21 de fevereiro de 2015




                           AMIGOS ATÉ O FIM

Morreu... Morreu o Hermenegildo! Não estava doente realmente, ninguém o viu ir ao médico. Ainda novo, poderíamos dizer... Tinha seus cinquenta e tantos... Um pouco mais talvez. Seus cabelos  já começavam a embranquecer, sua tez um pouco sulcada, olhos vivos, azuis como a esmeralda. Tinha descendência europeia com certeza. De súbito o encontraram caído no corredor de sua casa.

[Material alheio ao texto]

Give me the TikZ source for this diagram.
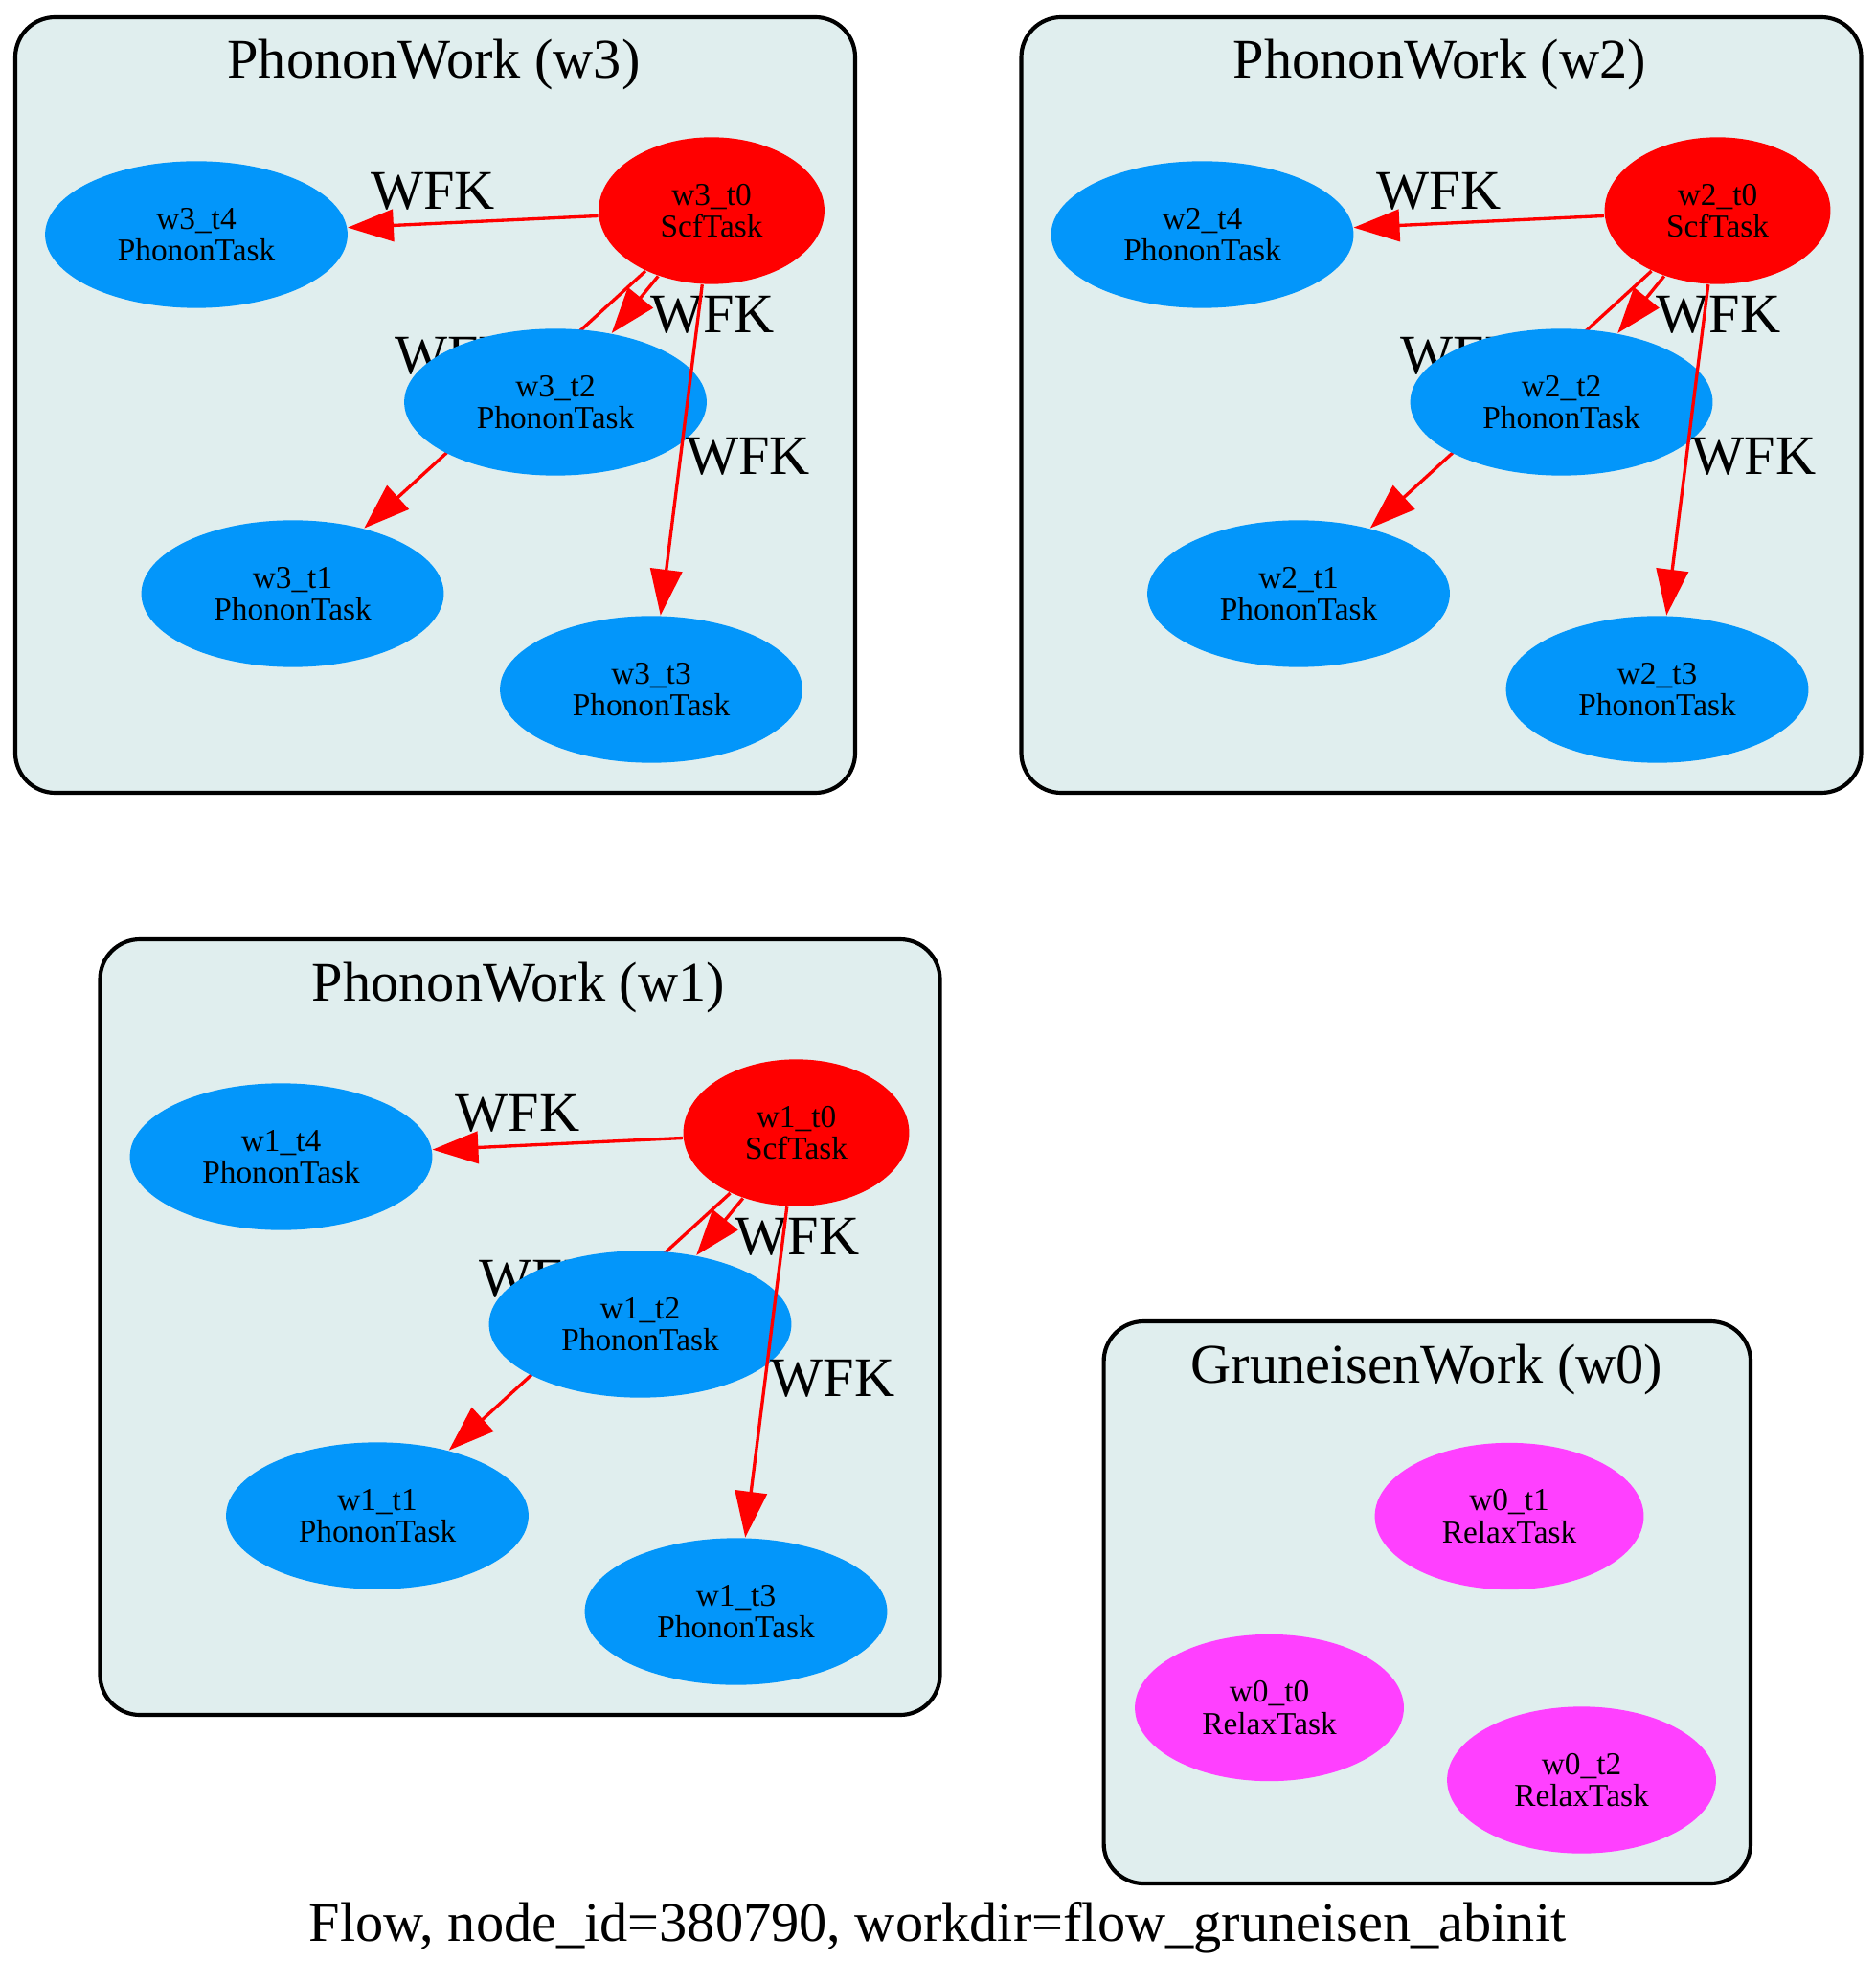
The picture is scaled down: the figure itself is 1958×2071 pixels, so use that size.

Já não respirava, estava impávido, parecia receber a morte com naturalidade, algo esperado. 
Tinha muitos amigos e amigas... Uns três mil, trezentos e oitenta e seis; estava no seu "Face". Isso demonstrava uma figura muito querida, pelo menos virtualmente, pelas redes sociais. 
De uma pessoa tão conhecida, espera-se um funeral pomposo, muitas lamentações, choros femininos, choros dos amigos, daqueles que trocaram alegrias e tristezas, sofriam de certa forma, quando ele sofria!... Puro engano!...
Os vizinhos, aqueles que raramente o contatavam, chamaram o serviço funerário, pois havia ele deixado um aviso: "Me sepultem simples, com roupas leves, descalço, se possível só um manto branco que deixei no meu guarda roupa, um terço comum que está no criado mudo. O dinheiro está na gaveta da escrivaninha, vai sobrar! O que restar distribua aos pobres e mendigos de rua, só!..."
Como de costume é preciso que seja velado, pelo menos doze horas após o último suspiro. Estava lá... No velório municipal... Só ele naquele dia, o Hermenegildo, sozinho, sem ninguém para velá-lo... Estranho, pois tem mais de três mil amigos e ninguém compareceu. 
Desculpe-me... Veio um mendigo de rua, estava meio alto, não bêbado, se achegou, tirou o chapéu, ajoelhou-se, fez uma oração, tomou um gole de café que o próprio velório oferece, benzeu-se com sinal da cruz, saiu lentamente  sem dizer uma só palavra. Mais tarde os funcionários do cemitério levaram o caixão, muito tristes e compenetrados, um deles até chorou; últimas lágrimas que o Hermenegildo viu cair, além das muitas que derramou em vida, apesar de muitas alegrias, pois a vida não é só sofrimento... Muitos alardeiam assim... Que fazer numa situação dessas?

Autoria= Gino Marson      21/02/2015        0:37

Um comentário:

  1. Que situação difícil, tantos amigos e nenhum no velório. Acho que a vida ficou muito virtual. Enfim... tempos modernos. Pelo menos um mendigo e os funcionários do cemitério. E precisa mais?